■ The request
Identify the lines that contain the word "document" and copy each one.

---------- Dataset entries ----------

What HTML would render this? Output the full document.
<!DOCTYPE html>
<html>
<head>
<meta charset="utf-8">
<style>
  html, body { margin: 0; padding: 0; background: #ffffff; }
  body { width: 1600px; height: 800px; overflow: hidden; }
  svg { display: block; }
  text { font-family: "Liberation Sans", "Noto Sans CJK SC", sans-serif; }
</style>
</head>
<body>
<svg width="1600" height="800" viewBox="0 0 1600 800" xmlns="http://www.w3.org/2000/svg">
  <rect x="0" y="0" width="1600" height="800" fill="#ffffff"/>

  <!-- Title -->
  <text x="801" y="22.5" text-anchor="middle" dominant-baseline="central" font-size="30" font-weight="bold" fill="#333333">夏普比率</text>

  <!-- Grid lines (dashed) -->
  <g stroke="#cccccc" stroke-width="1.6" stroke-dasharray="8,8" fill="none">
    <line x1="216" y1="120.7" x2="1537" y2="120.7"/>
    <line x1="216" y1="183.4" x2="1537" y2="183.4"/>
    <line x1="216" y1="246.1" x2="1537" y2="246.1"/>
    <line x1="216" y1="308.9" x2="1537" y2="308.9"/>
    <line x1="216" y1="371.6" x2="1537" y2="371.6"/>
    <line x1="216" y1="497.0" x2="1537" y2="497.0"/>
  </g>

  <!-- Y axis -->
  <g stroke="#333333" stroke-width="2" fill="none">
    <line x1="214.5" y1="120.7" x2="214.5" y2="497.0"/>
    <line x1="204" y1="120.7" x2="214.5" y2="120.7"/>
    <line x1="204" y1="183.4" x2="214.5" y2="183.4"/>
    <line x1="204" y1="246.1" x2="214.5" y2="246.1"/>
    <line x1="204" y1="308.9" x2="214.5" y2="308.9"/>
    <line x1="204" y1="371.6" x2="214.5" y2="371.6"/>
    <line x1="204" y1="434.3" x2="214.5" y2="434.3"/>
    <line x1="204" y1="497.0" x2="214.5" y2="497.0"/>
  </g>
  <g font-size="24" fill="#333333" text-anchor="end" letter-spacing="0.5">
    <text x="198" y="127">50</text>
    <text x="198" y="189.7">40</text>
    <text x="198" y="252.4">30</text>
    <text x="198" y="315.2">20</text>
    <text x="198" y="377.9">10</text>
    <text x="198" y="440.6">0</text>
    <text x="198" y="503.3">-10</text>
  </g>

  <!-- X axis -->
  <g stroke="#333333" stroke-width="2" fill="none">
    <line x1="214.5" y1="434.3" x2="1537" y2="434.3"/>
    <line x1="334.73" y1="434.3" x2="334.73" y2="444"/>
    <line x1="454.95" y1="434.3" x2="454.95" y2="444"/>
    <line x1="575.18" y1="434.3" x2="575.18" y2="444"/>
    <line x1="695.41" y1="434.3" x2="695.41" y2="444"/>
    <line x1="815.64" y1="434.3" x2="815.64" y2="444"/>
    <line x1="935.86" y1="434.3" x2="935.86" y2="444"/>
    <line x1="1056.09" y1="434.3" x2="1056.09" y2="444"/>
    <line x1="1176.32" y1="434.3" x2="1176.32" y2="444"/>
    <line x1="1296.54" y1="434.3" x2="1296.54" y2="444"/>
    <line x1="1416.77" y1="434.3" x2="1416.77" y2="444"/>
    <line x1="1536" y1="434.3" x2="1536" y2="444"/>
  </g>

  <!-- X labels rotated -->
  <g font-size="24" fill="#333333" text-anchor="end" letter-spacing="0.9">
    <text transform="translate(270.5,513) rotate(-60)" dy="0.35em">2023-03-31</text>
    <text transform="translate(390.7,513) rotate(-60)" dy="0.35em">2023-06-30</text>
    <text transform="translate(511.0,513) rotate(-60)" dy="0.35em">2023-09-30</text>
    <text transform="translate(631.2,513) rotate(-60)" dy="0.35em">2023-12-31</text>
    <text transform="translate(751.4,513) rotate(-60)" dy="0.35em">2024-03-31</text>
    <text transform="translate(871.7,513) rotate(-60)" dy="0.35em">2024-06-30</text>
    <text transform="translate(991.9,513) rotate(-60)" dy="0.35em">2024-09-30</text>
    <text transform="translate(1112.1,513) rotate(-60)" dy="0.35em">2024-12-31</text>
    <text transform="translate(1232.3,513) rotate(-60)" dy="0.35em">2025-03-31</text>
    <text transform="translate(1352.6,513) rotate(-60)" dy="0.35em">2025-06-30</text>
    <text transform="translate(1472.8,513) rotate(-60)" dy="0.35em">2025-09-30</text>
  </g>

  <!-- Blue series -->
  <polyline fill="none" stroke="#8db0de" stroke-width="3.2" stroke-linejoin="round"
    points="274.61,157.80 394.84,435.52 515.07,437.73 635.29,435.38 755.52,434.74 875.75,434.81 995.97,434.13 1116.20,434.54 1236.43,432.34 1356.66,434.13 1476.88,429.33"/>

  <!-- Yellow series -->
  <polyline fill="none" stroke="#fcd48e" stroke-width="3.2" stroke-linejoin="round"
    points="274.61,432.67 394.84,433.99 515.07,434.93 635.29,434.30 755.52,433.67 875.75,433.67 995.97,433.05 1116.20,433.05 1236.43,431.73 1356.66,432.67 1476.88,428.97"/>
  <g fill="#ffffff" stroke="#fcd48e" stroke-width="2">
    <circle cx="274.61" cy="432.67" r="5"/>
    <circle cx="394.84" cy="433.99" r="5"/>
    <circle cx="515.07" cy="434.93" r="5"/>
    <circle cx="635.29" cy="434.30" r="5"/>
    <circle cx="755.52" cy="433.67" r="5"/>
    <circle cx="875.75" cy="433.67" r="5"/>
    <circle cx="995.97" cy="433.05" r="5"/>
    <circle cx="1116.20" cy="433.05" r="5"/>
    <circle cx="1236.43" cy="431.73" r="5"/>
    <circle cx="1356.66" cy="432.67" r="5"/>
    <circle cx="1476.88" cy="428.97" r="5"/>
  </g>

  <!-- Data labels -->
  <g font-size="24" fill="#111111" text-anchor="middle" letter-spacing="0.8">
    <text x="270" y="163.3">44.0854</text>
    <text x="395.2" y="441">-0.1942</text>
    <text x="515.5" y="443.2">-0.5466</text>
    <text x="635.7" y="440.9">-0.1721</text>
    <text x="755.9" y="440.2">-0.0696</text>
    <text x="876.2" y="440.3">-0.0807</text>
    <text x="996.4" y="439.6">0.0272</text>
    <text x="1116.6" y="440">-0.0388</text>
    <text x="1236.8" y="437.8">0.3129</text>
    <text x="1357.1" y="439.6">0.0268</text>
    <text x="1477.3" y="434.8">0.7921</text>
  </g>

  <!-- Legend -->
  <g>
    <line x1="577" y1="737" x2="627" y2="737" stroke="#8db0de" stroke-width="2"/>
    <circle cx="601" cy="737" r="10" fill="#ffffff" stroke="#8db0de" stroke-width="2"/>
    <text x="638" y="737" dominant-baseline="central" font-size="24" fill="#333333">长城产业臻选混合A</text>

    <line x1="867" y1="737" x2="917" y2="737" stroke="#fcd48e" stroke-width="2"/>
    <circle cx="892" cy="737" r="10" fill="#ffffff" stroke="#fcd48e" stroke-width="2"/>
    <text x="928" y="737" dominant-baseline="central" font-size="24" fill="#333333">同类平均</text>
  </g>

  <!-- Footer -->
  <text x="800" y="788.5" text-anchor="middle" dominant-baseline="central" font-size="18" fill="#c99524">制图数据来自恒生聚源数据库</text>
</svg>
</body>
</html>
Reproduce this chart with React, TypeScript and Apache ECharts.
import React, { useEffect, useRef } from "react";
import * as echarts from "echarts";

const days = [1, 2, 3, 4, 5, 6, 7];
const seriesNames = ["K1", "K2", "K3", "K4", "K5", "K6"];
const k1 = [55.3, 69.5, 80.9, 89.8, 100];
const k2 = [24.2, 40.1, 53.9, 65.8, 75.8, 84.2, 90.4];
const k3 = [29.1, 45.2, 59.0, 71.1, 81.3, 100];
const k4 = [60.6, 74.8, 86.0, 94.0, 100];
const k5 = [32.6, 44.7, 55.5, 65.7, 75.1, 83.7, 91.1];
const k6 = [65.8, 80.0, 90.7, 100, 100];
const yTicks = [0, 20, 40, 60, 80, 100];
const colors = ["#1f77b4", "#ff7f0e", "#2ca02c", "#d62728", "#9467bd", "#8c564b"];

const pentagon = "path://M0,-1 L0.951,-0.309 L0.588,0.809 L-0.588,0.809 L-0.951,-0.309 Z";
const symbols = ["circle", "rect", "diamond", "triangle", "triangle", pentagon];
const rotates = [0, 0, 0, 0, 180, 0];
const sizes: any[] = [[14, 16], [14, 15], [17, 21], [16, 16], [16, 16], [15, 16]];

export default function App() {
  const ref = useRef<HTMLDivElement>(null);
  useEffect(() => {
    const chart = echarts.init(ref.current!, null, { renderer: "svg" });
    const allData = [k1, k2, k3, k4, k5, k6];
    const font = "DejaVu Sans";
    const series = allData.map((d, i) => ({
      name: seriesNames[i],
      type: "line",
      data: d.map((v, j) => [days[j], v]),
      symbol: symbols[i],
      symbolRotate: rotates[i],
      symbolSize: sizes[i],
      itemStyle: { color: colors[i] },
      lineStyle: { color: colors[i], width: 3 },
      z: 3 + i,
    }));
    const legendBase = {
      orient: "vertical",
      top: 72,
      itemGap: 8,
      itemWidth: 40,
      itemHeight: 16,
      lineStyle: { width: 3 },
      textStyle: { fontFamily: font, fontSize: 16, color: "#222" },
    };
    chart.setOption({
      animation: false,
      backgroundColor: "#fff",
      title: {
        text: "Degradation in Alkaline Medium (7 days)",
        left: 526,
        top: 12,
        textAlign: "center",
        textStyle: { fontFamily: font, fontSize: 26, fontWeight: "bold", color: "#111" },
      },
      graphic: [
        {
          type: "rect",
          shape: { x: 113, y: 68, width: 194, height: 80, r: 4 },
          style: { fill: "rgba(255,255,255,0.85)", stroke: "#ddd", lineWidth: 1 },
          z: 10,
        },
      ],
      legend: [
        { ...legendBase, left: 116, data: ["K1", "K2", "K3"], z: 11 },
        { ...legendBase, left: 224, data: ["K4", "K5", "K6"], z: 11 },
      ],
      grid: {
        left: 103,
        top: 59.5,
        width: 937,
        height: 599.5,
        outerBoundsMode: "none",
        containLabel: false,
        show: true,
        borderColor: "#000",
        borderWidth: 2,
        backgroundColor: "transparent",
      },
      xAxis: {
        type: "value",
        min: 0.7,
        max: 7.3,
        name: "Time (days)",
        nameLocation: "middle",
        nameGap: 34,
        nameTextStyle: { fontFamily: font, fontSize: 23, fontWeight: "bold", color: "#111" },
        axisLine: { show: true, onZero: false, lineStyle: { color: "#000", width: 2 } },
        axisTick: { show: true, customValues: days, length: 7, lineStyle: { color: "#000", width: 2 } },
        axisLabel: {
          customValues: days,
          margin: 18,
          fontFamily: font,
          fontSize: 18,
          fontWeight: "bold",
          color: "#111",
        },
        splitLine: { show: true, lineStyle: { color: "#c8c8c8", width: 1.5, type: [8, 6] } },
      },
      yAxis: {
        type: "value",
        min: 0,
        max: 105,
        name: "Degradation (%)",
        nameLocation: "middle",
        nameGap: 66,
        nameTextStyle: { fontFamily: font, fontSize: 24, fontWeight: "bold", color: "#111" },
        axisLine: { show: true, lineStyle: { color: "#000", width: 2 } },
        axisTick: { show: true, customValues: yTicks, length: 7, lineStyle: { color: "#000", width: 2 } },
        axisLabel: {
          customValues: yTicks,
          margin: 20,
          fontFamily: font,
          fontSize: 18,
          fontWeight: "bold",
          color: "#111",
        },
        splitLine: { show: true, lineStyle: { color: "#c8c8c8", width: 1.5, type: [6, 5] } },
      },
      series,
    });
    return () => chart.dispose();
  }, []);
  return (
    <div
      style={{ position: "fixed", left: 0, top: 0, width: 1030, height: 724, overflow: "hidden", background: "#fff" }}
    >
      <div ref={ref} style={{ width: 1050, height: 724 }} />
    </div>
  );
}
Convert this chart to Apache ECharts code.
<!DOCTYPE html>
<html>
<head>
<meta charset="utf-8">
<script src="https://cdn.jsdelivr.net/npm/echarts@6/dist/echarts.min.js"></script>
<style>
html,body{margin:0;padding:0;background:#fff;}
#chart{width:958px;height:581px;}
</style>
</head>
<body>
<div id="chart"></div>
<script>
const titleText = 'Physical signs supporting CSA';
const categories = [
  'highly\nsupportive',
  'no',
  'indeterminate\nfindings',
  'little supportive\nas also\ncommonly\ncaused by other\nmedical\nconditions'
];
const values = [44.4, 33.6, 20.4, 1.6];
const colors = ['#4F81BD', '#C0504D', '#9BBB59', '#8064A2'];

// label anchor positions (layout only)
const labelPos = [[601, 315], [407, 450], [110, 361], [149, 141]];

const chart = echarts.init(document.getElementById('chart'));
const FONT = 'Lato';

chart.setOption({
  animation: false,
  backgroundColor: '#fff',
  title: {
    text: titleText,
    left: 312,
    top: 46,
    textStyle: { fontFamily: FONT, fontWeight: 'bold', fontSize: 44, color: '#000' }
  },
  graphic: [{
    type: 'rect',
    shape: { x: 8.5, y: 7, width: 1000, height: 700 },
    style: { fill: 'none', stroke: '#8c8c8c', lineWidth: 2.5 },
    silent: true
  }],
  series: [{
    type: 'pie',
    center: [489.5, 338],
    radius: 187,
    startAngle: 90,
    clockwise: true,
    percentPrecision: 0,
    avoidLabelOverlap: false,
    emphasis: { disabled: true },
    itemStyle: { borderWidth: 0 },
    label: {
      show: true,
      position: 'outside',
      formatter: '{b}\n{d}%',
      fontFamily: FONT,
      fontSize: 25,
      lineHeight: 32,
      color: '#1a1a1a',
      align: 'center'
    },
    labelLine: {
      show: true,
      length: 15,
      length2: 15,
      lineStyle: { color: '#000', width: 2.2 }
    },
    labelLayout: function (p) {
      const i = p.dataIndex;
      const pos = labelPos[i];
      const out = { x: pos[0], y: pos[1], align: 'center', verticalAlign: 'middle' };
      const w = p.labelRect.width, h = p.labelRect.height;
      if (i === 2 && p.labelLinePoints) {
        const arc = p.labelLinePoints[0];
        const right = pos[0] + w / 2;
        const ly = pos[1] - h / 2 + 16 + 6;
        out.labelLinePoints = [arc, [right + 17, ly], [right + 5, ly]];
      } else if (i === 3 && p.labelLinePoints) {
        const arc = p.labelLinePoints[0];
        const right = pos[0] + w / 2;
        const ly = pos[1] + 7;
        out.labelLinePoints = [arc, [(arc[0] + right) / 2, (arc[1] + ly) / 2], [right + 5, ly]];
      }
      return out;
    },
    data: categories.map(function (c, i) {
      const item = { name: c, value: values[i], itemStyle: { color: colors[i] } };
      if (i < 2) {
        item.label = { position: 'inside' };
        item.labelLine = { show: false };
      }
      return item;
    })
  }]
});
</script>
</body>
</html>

----------

■ Result for this task
What HTML would render this? Output the full document.
const chart = echarts.init(document.getElementById('chart'));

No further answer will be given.